What is being asked >> Wherever a line below holds the word "this", copy that line.

Records provided >>

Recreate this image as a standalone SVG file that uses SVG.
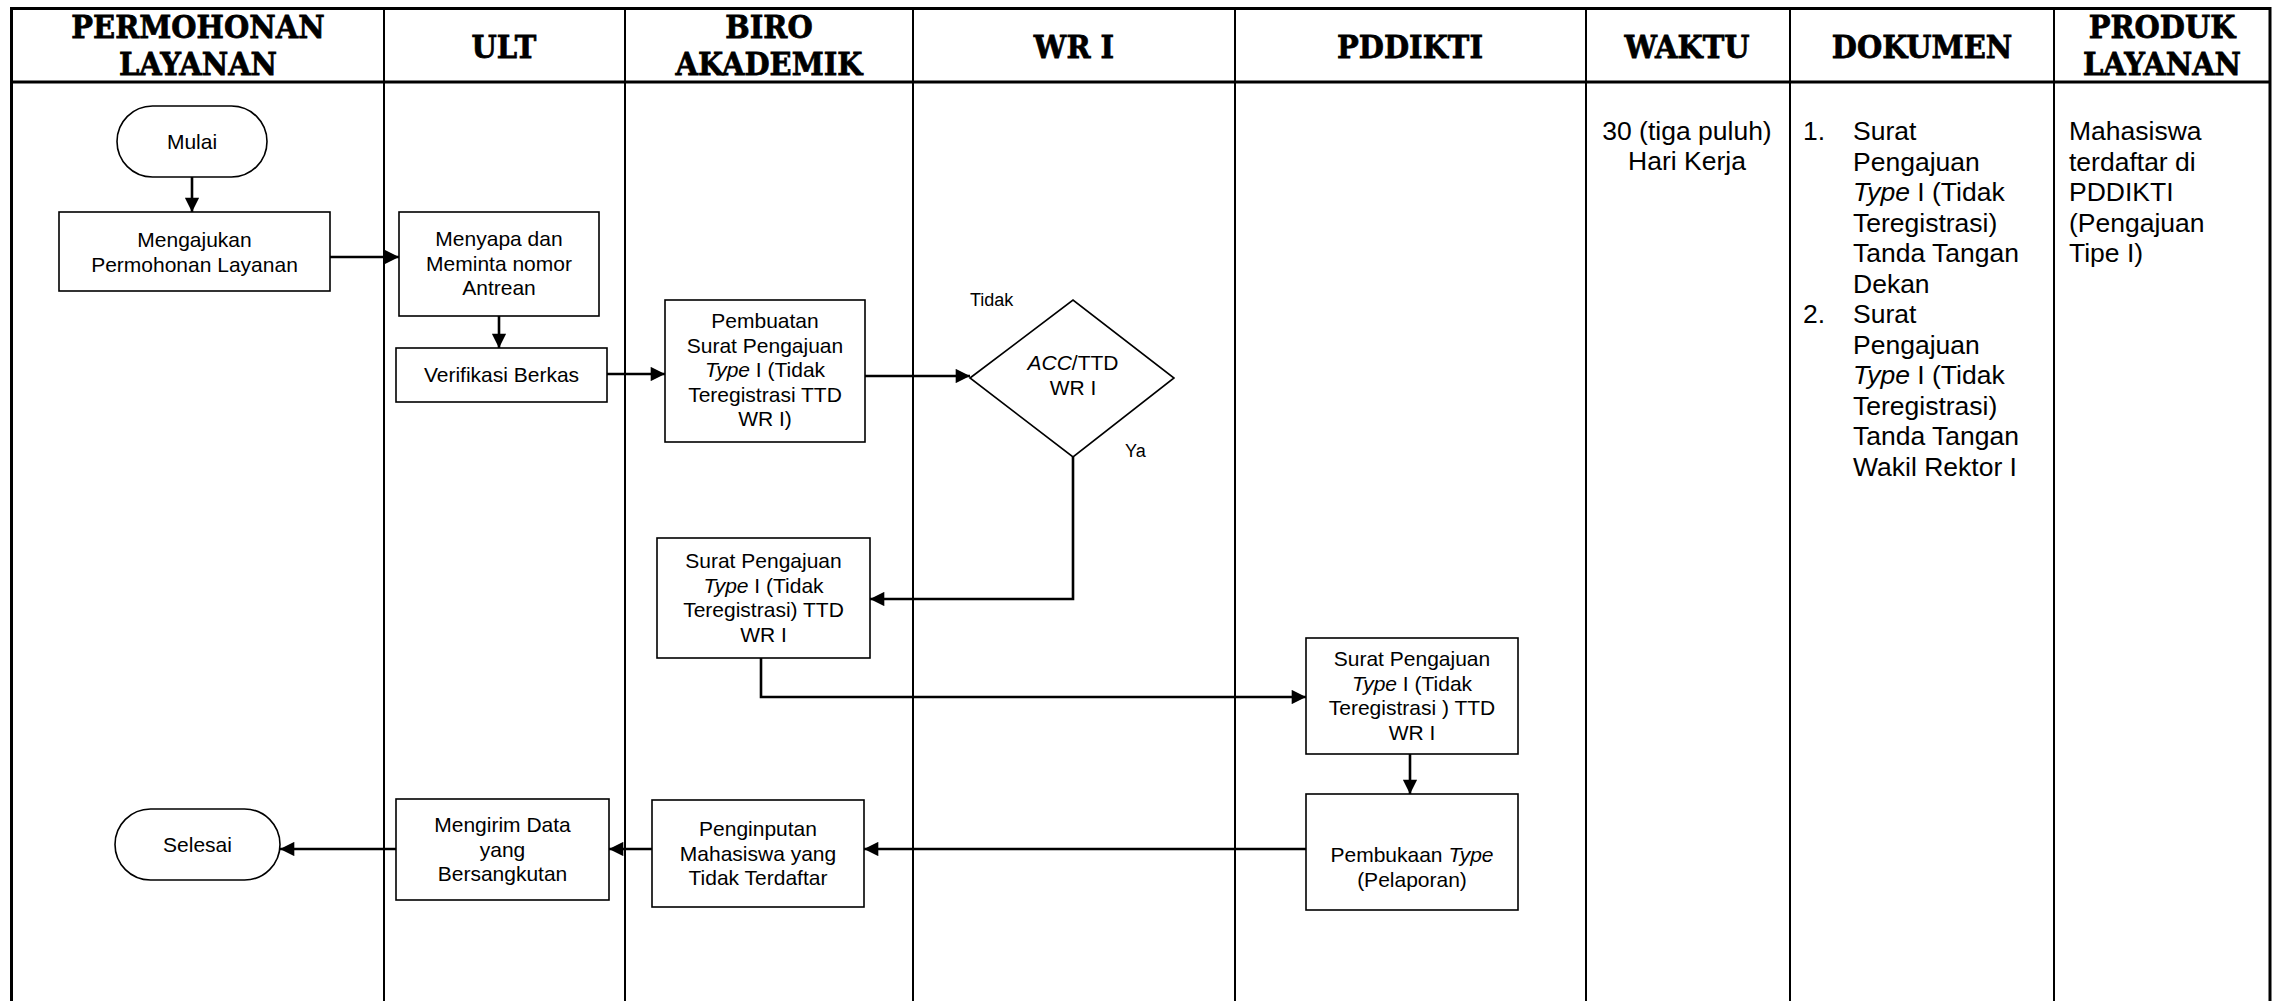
<svg xmlns="http://www.w3.org/2000/svg" width="2273" height="1001" viewBox="0 0 2273 1001">
<style>
.grid{stroke:#000;stroke-width:2;fill:none}
.border{stroke:#000;stroke-width:3;fill:none}
.hdr{font-family:"DejaVu Serif","Liberation Serif",serif;font-weight:bold;font-size:29px;text-anchor:middle;fill:#000;stroke:#000;stroke-width:0.7}
.box{fill:#fff;stroke:#000;stroke-width:1.6}
.t{font-family:"Liberation Sans",Arial,sans-serif;font-size:21px;text-anchor:middle;fill:#000}
.lbl{font-family:"Liberation Sans",Arial,sans-serif;font-size:18px;fill:#000}
.col{font-family:"Liberation Sans",Arial,sans-serif;font-size:26.5px;fill:#000}
.conn{stroke:#000;stroke-width:2.6;fill:none;marker-end:url(#ah)}
</style>
<defs>
<marker id="ah" viewBox="0 0 10 10" refX="10" refY="5" markerWidth="6" markerHeight="5.5" markerUnits="strokeWidth" orient="auto">
<path d="M0,0 L10,5 L0,10 z" fill="#000"/>
</marker>
</defs>
<rect width="2273" height="1001" fill="#fff"/>
<g id="table">
<path class="border" d="M11.5,1001 V8.5 H2270 V1001"/>
<line class="border" x1="11.5" y1="82" x2="2270" y2="82"/>
<line class="grid" x1="384" y1="8.5" x2="384" y2="1001"/>
<line class="grid" x1="625" y1="8.5" x2="625" y2="1001"/>
<line class="grid" x1="913" y1="8.5" x2="913" y2="1001"/>
<line class="grid" x1="1235" y1="8.5" x2="1235" y2="1001"/>
<line class="grid" x1="1586" y1="8.5" x2="1586" y2="1001"/>
<line class="grid" x1="1790" y1="8.5" x2="1790" y2="1001"/>
<line class="grid" x1="2054" y1="8.5" x2="2054" y2="1001"/>
<text class="hdr" transform="translate(198,38) scale(1,1.12)">PERMOHONAN</text>
<text class="hdr" transform="translate(198,75) scale(1,1.12)">LAYANAN</text>
<text class="hdr" transform="translate(504,58) scale(1,1.12)">ULT</text>
<text class="hdr" transform="translate(769,38) scale(1,1.12)">BIRO</text>
<text class="hdr" transform="translate(769,75) scale(1,1.12)">AKADEMIK</text>
<text class="hdr" transform="translate(1074,58) scale(1,1.12)">WR I</text>
<text class="hdr" transform="translate(1410,58) scale(1,1.12)">PDDIKTI</text>
<text class="hdr" transform="translate(1687,58) scale(1,1.12)">WAKTU</text>
<text class="hdr" transform="translate(1922,58) scale(1,1.12)">DOKUMEN</text>
<text class="hdr" transform="translate(2162,38) scale(1,1.12)">PRODUK</text>
<text class="hdr" transform="translate(2162,75) scale(1,1.12)">LAYANAN</text>
</g>
<g id="waktu">
<text class="col" x="1687" y="140" text-anchor="middle">30 (tiga puluh)</text>
<text class="col" x="1687" y="170" text-anchor="middle">Hari Kerja</text>
</g>
<g id="dokumen">
<text class="col" x="1803" y="140">1.</text>
<text class="col" x="1853" y="140">Surat</text>
<text class="col" x="1853" y="170.5">Pengajuan</text>
<text class="col" x="1853" y="201"><tspan font-style="italic">Type</tspan> I (Tidak</text>
<text class="col" x="1853" y="231.5">Teregistrasi)</text>
<text class="col" x="1853" y="262">Tanda Tangan</text>
<text class="col" x="1853" y="292.5">Dekan</text>
<text class="col" x="1803" y="323">2.</text>
<text class="col" x="1853" y="323">Surat</text>
<text class="col" x="1853" y="353.5">Pengajuan</text>
<text class="col" x="1853" y="384"><tspan font-style="italic">Type</tspan> I (Tidak</text>
<text class="col" x="1853" y="414.5">Teregistrasi)</text>
<text class="col" x="1853" y="445">Tanda Tangan</text>
<text class="col" x="1853" y="475.5">Wakil Rektor I</text>
</g>
<g id="produk">
<text class="col" x="2069" y="140">Mahasiswa</text>
<text class="col" x="2069" y="170.5">terdaftar di</text>
<text class="col" x="2069" y="201">PDDIKTI</text>
<text class="col" x="2069" y="231.5">(Pengajuan</text>
<text class="col" x="2069" y="262">Tipe I)</text>
</g>
<g id="connectors">
<line class="conn" x1="192" y1="177" x2="192" y2="212"/>
<line class="conn" x1="330" y1="257" x2="399" y2="257"/>
<line class="conn" x1="499" y1="316" x2="499" y2="348"/>
<line class="conn" x1="607" y1="374" x2="665" y2="374"/>
<line class="conn" x1="865" y1="376" x2="970" y2="376"/>
<path class="conn" d="M1073,457 V599 H870"/>
<path class="conn" d="M761,658 V697 H1306"/>
<line class="conn" x1="1410" y1="754" x2="1410" y2="794"/>
<line class="conn" x1="1306" y1="849" x2="864" y2="849"/>
<line class="conn" x1="652" y1="849" x2="609" y2="849"/>
<line class="conn" x1="396" y1="849" x2="280" y2="849"/>
</g>
<g id="mulai">
<rect class="box" x="117" y="106" width="150" height="71" rx="35.5"/>
<text class="t" x="192" y="149">Mulai</text>
</g>
<g id="mengajukan">
<rect class="box" x="59" y="212" width="271" height="79"/>
<text class="t" x="194.5" y="247">Mengajukan</text>
<text class="t" x="194.5" y="271.5">Permohonan Layanan</text>
</g>
<g id="menyapa">
<rect class="box" x="399" y="212" width="200" height="104"/>
<text class="t" x="499" y="246">Menyapa dan</text>
<text class="t" x="499" y="270.5">Meminta nomor</text>
<text class="t" x="499" y="295">Antrean</text>
</g>
<g id="verifikasi">
<rect class="box" x="396" y="348" width="211" height="54"/>
<text class="t" x="501.5" y="382">Verifikasi Berkas</text>
</g>
<g id="pembuatan">
<rect class="box" x="665" y="300" width="200" height="142"/>
<text class="t" x="765" y="328">Pembuatan</text>
<text class="t" x="765" y="352.5">Surat Pengajuan</text>
<text class="t" x="765" y="377"><tspan font-style="italic">Type</tspan> I (Tidak</text>
<text class="t" x="765" y="401.5">Teregistrasi TTD</text>
<text class="t" x="765" y="426">WR I)</text>
</g>
<g id="acc">
<polygon class="box" points="970,378 1073,300 1174,378 1073,457"/>
<text class="t" x="1073" y="370"><tspan font-style="italic">ACC</tspan>/TTD</text>
<text class="t" x="1073" y="394.5">WR I</text>
<text class="lbl" x="970" y="306">Tidak</text>
<text class="lbl" x="1125" y="457">Ya</text>
</g>
<g id="surat-biro">
<rect class="box" x="657" y="538" width="213" height="120"/>
<text class="t" x="763.5" y="568">Surat Pengajuan</text>
<text class="t" x="763.5" y="592.5"><tspan font-style="italic">Type</tspan> I (Tidak</text>
<text class="t" x="763.5" y="617">Teregistrasi) TTD</text>
<text class="t" x="763.5" y="641.5">WR I</text>
</g>
<g id="surat-pddikti">
<rect class="box" x="1306" y="638" width="212" height="116"/>
<text class="t" x="1412" y="666">Surat Pengajuan</text>
<text class="t" x="1412" y="690.5"><tspan font-style="italic">Type</tspan> I (Tidak</text>
<text class="t" x="1412" y="715">Teregistrasi ) TTD</text>
<text class="t" x="1412" y="739.5">WR I</text>
</g>
<g id="pembukaan">
<rect class="box" x="1306" y="794" width="212" height="116"/>
<text class="t" x="1412" y="862">Pembukaan <tspan font-style="italic">Type</tspan></text>
<text class="t" x="1412" y="886.5">(Pelaporan)</text>
</g>
<g id="penginputan">
<rect class="box" x="652" y="800" width="212" height="107"/>
<text class="t" x="758" y="836">Penginputan</text>
<text class="t" x="758" y="860.5">Mahasiswa yang</text>
<text class="t" x="758" y="885">Tidak Terdaftar</text>
</g>
<g id="mengirim">
<rect class="box" x="396" y="799" width="213" height="101"/>
<text class="t" x="502.5" y="832">Mengirim Data</text>
<text class="t" x="502.5" y="856.5">yang</text>
<text class="t" x="502.5" y="881">Bersangkutan</text>
</g>
<g id="selesai">
<rect class="box" x="115" y="809" width="165" height="71" rx="35.5"/>
<text class="t" x="197.5" y="852">Selesai</text>
</g>
</svg>
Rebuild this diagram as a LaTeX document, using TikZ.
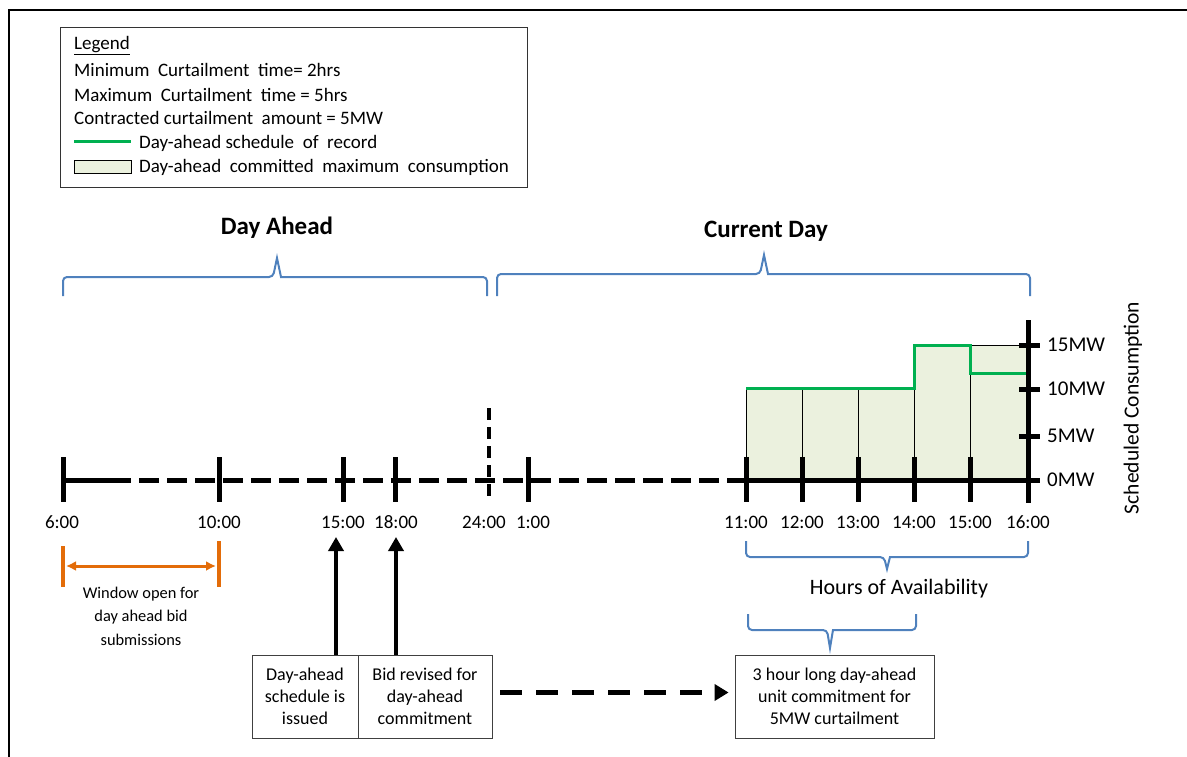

Exercise solution >>
Recreate this image as a standalone SVG file that uses SVG.
Rebuild this diagram as a LaTeX document, using TikZ.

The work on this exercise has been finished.